== Data shown ==
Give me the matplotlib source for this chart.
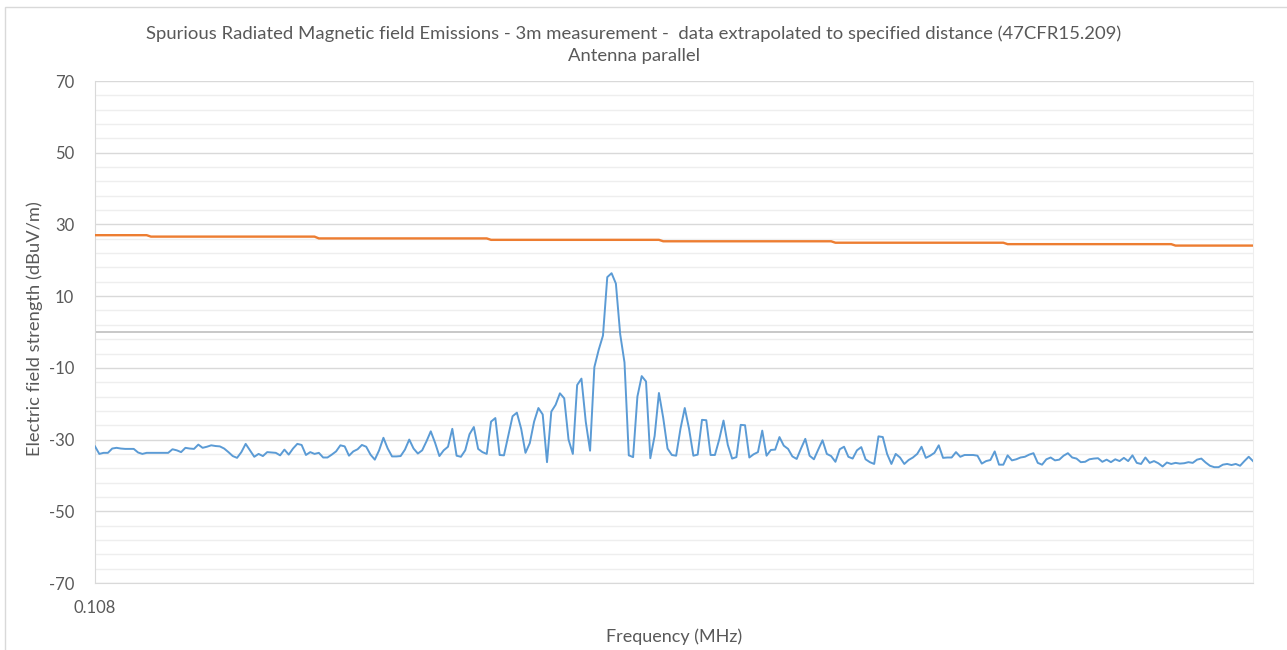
import numpy as np
import matplotlib
matplotlib.use('Agg')
from matplotlib import pyplot as plt
from matplotlib.patches import Rectangle
from matplotlib.ticker import FixedLocator

plt.rcParams['font.family'] = ['Lato', 'DejaVu Sans']
plt.rcParams['axes.unicode_minus'] = False

# measured field strength (dBuV/m), one value per frequency step from 0.108 MHz
emission = [
    -31.9, -34.0, -33.7, -33.7, -32.5, -32.3, -32.5, -32.6, -32.6, -32.6,
    -33.6, -34.0, -33.7, -33.7, -33.7, -33.7, -33.7, -33.7, -32.7, -33.0,
    -33.5, -32.3, -32.5, -32.6, -31.4, -32.3, -32.0, -31.6, -31.8, -31.9,
    -32.5, -33.5, -34.6, -35.1, -33.5, -31.2, -33.0, -34.8, -34.0, -34.6,
    -33.5, -33.6, -33.7, -34.4, -32.8, -34.2, -32.5, -31.2, -31.5, -34.3,
    -33.5, -34.0, -33.7, -35.0, -35.0, -34.2, -33.3, -31.6, -31.9, -34.5,
    -33.3, -32.7, -31.5, -32.0, -34.2, -35.6, -33.0, -29.5, -32.5, -34.7,
    -34.7, -34.6, -32.8, -30.0, -32.5, -33.9, -33.0, -30.5, -27.7, -30.9,
    -34.6, -33.0, -32.0, -27.0, -34.5, -34.8, -33.0, -28.5, -26.5, -32.6,
    -33.5, -34.0, -25.0, -24.0, -34.3, -34.4, -29.0, -23.5, -22.5, -27.0,
    -33.7, -31.0, -25.0, -21.2, -23.0, -36.3, -22.2, -20.3, -17.1, -18.5,
    -30.0, -34.0, -14.8, -13.0, -25.0, -33.1, -9.8, -5.0, -1.0, 15.3,
    16.4, 13.5, -0.6, -8.5, -34.4, -34.9, -18.0, -12.3, -13.8, -35.2,
    -29.0, -17.0, -24.0, -32.5, -34.3, -34.5, -27.0, -21.2, -27.0, -34.5,
    -34.2, -24.5, -24.6, -34.3, -34.3, -30.0, -24.7, -31.5, -35.3, -34.9,
    -25.9, -26.0, -35.0, -34.1, -33.5, -27.5, -34.5, -32.9, -32.8, -29.3,
    -31.7, -32.6, -34.7, -35.4, -32.5, -29.8, -34.5, -35.5, -32.8, -30.2,
    -34.0, -34.6, -36.2, -32.7, -32.0, -34.8, -35.3, -33.0, -32.1, -35.5,
    -36.3, -36.8, -29.1, -29.3, -34.0, -36.8, -34.0, -35.0, -36.8, -35.7,
    -35.0, -34.0, -32.0, -35.1, -34.5, -33.7, -31.6, -35.1, -35.0, -35.0,
    -33.5, -34.8, -34.3, -34.3, -34.3, -34.5, -36.7, -36.0, -35.7, -33.3,
    -37.0, -37.0, -34.4, -35.8, -35.5, -35.0, -34.8, -34.2, -33.8, -36.5,
    -37.0, -35.5, -35.0, -35.8, -35.6, -34.5, -33.8, -35.0, -35.3, -36.3,
    -36.2, -35.5, -35.3, -35.2, -36.2, -35.6, -36.3, -35.5, -36.0, -35.1,
    -36.0, -34.4, -36.5, -36.8, -35.0, -36.5, -36.0, -36.6, -37.5, -36.4,
    -36.8, -36.5, -36.7, -36.6, -36.3, -36.5, -35.6, -35.3, -36.4, -37.3,
    -37.7, -37.7, -37.0, -36.8, -37.1, -36.8, -37.3, -36.0, -34.8, -36.0,
]

# 47CFR15.209 limit, extrapolated (dBuV/m) and how many frequency steps each level holds
limit_levels = [27.0, 26.6, 26.1, 25.7, 25.3, 24.9, 24.5, 24.1]
limit_runs = [13, 39, 40, 40, 40, 40, 39, 19]
limit = np.repeat(limit_levels, limit_runs)

x_labels = ['0.108']

title = ('Spurious Radiated Magnetic field Emissions - 3m measurement -  data extrapolated to specified distance (47CFR15.209)\n'
         'Antenna parallel')

W, H = 1287, 650
fig = plt.figure(figsize=(W / 100, H / 100), dpi=100)
ax = fig.add_axes([95 / W, 1 - 583 / H, 1158 / W, 502 / H])

x = np.arange(len(emission))
ax.plot(x, limit, color='#ed7d31', lw=1.7, zorder=3)
ax.plot(x, emission, color='#5b9bd5', lw=1.4, zorder=4)
ax.axhline(0, color='#bfbfbf', lw=1.2, zorder=2)

ax.set_xlim(0, len(emission) - 1)
ax.set_ylim(-70, 70)
ax.yaxis.set_major_locator(FixedLocator(np.arange(-70, 71, 20)))
ax.yaxis.set_minor_locator(FixedLocator(np.arange(-70, 71, 4)))
ax.set_xticks([0])
ax.set_xticklabels(x_labels)
ax.grid(axis='y', which='major', color='#d9d9d9', lw=1.0, zorder=0)
ax.grid(axis='y', which='minor', color='#eeeeee', lw=1.0, zorder=0)
ax.set_axisbelow(True)
ax.tick_params(axis='both', which='both', length=0, colors='#595959', labelsize=12)
ax.tick_params(axis='y', pad=15)
ax.tick_params(axis='x', pad=12)

ax.spines['top'].set_visible(False)
ax.spines['left'].set_color('#d9d9d9')
ax.spines['right'].set_color('#eeeeee')
ax.spines['bottom'].set_color('#d9d9d9')

fig.text(634 / W, 1 - 45 / H, title, ha='center', va='center', fontsize=13.3,
         color='#595959', linespacing=1.45)
fig.text(35 / W, 1 - 329 / H, 'Electric field strength (dBuV/m)', rotation=90,
         ha='center', va='center', fontsize=13.2, color='#595959')
fig.text(674 / W, 1 - 637 / H, 'Frequency (MHz)', ha='center', va='center',
         fontsize=13, color='#595959')

fig.patches.append(Rectangle((5 / W, -0.05), 1.1, 1 - 7 / H + 0.05, transform=fig.transFigure,
                             fill=False, edgecolor='#d9d9d9', lw=1.0))

fig.savefig('out.png', dpi=100)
===
- Problem requirements -
With all pictures left out, please transcribe exactly the lines from the start of the material through the line with "plt.rcParams['axes.unicode_minus'] = False".

- Expected answer -
Give me the matplotlib source for this chart.
import numpy as np
import matplotlib
matplotlib.use('Agg')
from matplotlib import pyplot as plt
from matplotlib.patches import Rectangle
from matplotlib.ticker import FixedLocator

plt.rcParams['font.family'] = ['Lato', 'DejaVu Sans']
plt.rcParams['axes.unicode_minus'] = False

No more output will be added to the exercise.